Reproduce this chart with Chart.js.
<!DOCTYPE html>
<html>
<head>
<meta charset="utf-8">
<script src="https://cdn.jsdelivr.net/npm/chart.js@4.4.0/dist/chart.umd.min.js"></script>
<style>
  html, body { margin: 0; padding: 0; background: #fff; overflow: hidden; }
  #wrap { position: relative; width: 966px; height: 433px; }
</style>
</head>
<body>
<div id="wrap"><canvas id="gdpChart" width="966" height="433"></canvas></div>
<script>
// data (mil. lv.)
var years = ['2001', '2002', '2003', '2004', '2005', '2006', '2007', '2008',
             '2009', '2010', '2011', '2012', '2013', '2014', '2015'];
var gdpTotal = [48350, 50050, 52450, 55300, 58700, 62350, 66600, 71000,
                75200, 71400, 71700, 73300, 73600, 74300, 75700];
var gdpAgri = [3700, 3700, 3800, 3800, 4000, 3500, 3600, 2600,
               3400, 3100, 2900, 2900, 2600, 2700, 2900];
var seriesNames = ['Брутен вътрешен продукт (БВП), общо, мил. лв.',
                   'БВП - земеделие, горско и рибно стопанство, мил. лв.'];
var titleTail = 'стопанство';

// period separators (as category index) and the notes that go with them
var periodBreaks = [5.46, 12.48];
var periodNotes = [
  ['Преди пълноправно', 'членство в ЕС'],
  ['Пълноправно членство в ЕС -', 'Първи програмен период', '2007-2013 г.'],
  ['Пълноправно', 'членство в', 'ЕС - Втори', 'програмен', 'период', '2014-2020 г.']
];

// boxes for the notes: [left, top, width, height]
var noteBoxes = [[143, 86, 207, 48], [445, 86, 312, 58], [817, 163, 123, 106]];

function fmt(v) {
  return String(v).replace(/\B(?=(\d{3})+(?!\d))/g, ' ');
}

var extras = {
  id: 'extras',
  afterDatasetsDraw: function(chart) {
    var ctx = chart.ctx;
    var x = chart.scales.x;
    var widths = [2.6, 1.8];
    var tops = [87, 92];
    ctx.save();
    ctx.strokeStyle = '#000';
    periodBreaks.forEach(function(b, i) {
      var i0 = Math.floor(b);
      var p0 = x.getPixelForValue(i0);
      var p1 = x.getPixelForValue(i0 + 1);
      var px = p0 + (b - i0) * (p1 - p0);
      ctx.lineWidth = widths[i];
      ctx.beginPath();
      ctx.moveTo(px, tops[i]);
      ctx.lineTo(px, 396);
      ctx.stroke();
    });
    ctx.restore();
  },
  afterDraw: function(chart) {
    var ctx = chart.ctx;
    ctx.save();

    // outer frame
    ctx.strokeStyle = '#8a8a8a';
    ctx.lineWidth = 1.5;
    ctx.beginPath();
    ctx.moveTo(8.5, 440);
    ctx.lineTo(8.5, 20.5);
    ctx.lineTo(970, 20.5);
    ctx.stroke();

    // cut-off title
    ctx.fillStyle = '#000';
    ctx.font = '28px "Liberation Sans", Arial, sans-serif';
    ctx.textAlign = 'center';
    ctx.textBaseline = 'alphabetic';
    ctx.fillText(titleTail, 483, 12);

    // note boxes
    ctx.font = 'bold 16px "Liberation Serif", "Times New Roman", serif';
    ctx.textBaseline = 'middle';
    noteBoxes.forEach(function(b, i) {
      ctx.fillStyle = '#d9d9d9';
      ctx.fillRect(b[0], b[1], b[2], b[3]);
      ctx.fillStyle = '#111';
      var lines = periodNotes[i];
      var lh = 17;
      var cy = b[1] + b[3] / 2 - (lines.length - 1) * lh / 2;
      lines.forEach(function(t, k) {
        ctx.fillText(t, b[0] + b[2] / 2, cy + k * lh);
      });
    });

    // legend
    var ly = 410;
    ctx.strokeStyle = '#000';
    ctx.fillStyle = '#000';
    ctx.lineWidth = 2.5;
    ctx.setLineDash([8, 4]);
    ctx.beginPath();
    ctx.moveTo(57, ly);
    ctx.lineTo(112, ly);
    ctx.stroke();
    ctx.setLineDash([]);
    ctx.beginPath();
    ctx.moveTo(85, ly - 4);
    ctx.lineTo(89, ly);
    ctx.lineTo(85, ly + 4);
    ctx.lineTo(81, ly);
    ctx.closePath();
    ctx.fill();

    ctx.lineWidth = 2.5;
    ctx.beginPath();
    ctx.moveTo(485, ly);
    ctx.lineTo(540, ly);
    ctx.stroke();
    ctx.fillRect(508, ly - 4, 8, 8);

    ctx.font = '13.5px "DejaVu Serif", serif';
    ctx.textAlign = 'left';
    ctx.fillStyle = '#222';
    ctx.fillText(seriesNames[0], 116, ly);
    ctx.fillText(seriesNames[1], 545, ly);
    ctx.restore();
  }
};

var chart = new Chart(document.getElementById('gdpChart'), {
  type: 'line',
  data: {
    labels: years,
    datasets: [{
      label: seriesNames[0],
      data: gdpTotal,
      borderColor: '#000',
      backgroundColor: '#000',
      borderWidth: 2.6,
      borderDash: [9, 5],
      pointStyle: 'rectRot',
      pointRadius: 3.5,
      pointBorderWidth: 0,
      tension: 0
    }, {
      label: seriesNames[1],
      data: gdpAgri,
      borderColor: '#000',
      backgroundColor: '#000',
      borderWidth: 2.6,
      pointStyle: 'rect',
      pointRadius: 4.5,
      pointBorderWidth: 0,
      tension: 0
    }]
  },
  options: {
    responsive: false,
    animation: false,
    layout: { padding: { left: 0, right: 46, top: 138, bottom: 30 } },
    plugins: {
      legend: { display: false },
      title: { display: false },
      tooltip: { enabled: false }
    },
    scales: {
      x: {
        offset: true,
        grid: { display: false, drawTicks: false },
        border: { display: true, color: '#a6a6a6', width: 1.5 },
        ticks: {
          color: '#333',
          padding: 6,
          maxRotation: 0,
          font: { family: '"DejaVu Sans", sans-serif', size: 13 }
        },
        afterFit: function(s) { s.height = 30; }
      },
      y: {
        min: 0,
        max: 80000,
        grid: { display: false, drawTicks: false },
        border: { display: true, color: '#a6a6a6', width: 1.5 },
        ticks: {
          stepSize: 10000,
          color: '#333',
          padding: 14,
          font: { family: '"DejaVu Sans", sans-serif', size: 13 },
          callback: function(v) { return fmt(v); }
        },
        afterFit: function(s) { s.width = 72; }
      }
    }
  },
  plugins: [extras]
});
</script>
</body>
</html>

PROBLEM TO SOLVE
Transcribe the material above word for word.

RESPONSE FOR THIS EXERCISE
Reproduce this chart with Chart.js.
<!DOCTYPE html>
<html>
<head>
<meta charset="utf-8">
<script src="https://cdn.jsdelivr.net/npm/chart.js@4.4.0/dist/chart.umd.min.js"></script>
<style>
  html, body { margin: 0; padding: 0; background: #fff; overflow: hidden; }
  #wrap { position: relative; width: 966px; height: 433px; }
</style>
</head>
<body>
<div id="wrap"><canvas id="gdpChart" width="966" height="433"></canvas></div>
<script>
// data (mil. lv.)
var years = ['2001', '2002', '2003', '2004', '2005', '2006', '2007', '2008',
             '2009', '2010', '2011', '2012', '2013', '2014', '2015'];
var gdpTotal = [48350, 50050, 52450, 55300, 58700, 62350, 66600, 71000,
                75200, 71400, 71700, 73300, 73600, 74300, 75700];
var gdpAgri = [3700, 3700, 3800, 3800, 4000, 3500, 3600, 2600,
               3400, 3100, 2900, 2900, 2600, 2700, 2900];
var seriesNames = ['Брутен вътрешен продукт (БВП), общо, мил. лв.',
                   'БВП - земеделие, горско и рибно стопанство, мил. лв.'];
var titleTail = 'стопанство';

// period separators (as category index) and the notes that go with them
var periodBreaks = [5.46, 12.48];
var periodNotes = [
  ['Преди пълноправно', 'членство в ЕС'],
  ['Пълноправно членство в ЕС -', 'Първи програмен период', '2007-2013 г.'],
  ['Пълноправно', 'членство в', 'ЕС - Втори', 'програмен', 'период', '2014-2020 г.']
];

// boxes for the notes: [left, top, width, height]
var noteBoxes = [[143, 86, 207, 48], [445, 86, 312, 58], [817, 163, 123, 106]];

function fmt(v) {
  return String(v).replace(/\B(?=(\d{3})+(?!\d))/g, ' ');
}

var extras = {
  id: 'extras',
  afterDatasetsDraw: function(chart) {
    var ctx = chart.ctx;
    var x = chart.scales.x;
    var widths = [2.6, 1.8];
    var tops = [87, 92];
    ctx.save();
    ctx.strokeStyle = '#000';
    periodBreaks.forEach(function(b, i) {
      var i0 = Math.floor(b);
      var p0 = x.getPixelForValue(i0);
      var p1 = x.getPixelForValue(i0 + 1);
      var px = p0 + (b - i0) * (p1 - p0);
      ctx.lineWidth = widths[i];
      ctx.beginPath();
      ctx.moveTo(px, tops[i]);
      ctx.lineTo(px, 396);
      ctx.stroke();
    });
    ctx.restore();
  },
  afterDraw: function(chart) {
    var ctx = chart.ctx;
    ctx.save();

    // outer frame
    ctx.strokeStyle = '#8a8a8a';
    ctx.lineWidth = 1.5;
    ctx.beginPath();
    ctx.moveTo(8.5, 440);
    ctx.lineTo(8.5, 20.5);
    ctx.lineTo(970, 20.5);
    ctx.stroke();

    // cut-off title
    ctx.fillStyle = '#000';
    ctx.font = '28px "Liberation Sans", Arial, sans-serif';
    ctx.textAlign = 'center';
    ctx.textBaseline = 'alphabetic';
    ctx.fillText(titleTail, 483, 12);

    // note boxes
    ctx.font = 'bold 16px "Liberation Serif", "Times New Roman", serif';
    ctx.textBaseline = 'middle';
    noteBoxes.forEach(function(b, i) {
      ctx.fillStyle = '#d9d9d9';
      ctx.fillRect(b[0], b[1], b[2], b[3]);
      ctx.fillStyle = '#111';
      var lines = periodNotes[i];
      var lh = 17;
      var cy = b[1] + b[3] / 2 - (lines.length - 1) * lh / 2;
      lines.forEach(function(t, k) {
        ctx.fillText(t, b[0] + b[2] / 2, cy + k * lh);
      });
    });

    // legend
    var ly = 410;
    ctx.strokeStyle = '#000';
    ctx.fillStyle = '#000';
    ctx.lineWidth = 2.5;
    ctx.setLineDash([8, 4]);
    ctx.beginPath();
    ctx.moveTo(57, ly);
    ctx.lineTo(112, ly);
    ctx.stroke();
    ctx.setLineDash([]);
    ctx.beginPath();
    ctx.moveTo(85, ly - 4);
    ctx.lineTo(89, ly);
    ctx.lineTo(85, ly + 4);
    ctx.lineTo(81, ly);
    ctx.closePath();
    ctx.fill();

    ctx.lineWidth = 2.5;
    ctx.beginPath();
    ctx.moveTo(485, ly);
    ctx.lineTo(540, ly);
    ctx.stroke();
    ctx.fillRect(508, ly - 4, 8, 8);

    ctx.font = '13.5px "DejaVu Serif", serif';
    ctx.textAlign = 'left';
    ctx.fillStyle = '#222';
    ctx.fillText(seriesNames[0], 116, ly);
    ctx.fillText(seriesNames[1], 545, ly);
    ctx.restore();
  }
};

var chart = new Chart(document.getElementById('gdpChart'), {
  type: 'line',
  data: {
    labels: years,
    datasets: [{
      label: seriesNames[0],
      data: gdpTotal,
      borderColor: '#000',
      backgroundColor: '#000',
      borderWidth: 2.6,
      borderDash: [9, 5],
      pointStyle: 'rectRot',
      pointRadius: 3.5,
      pointBorderWidth: 0,
      tension: 0
    }, {
      label: seriesNames[1],
      data: gdpAgri,
      borderColor: '#000',
      backgroundColor: '#000',
      borderWidth: 2.6,
      pointStyle: 'rect',
      pointRadius: 4.5,
      pointBorderWidth: 0,
      tension: 0
    }]
  },
  options: {
    responsive: false,
    animation: false,
    layout: { padding: { left: 0, right: 46, top: 138, bottom: 30 } },
    plugins: {
      legend: { display: false },
      title: { display: false },
      tooltip: { enabled: false }
    },
    scales: {
      x: {
        offset: true,
        grid: { display: false, drawTicks: false },
        border: { display: true, color: '#a6a6a6', width: 1.5 },
        ticks: {
          color: '#333',
          padding: 6,
          maxRotation: 0,
          font: { family: '"DejaVu Sans", sans-serif', size: 13 }
        },
        afterFit: function(s) { s.height = 30; }
      },
      y: {
        min: 0,
        max: 80000,
        grid: { display: false, drawTicks: false },
        border: { display: true, color: '#a6a6a6', width: 1.5 },
        ticks: {
          stepSize: 10000,
          color: '#333',
          padding: 14,
          font: { family: '"DejaVu Sans", sans-serif', size: 13 },
          callback: function(v) { return fmt(v); }
        },
        afterFit: function(s) { s.width = 72; }
      }
    }
  },
  plugins: [extras]
});
</script>
</body>
</html>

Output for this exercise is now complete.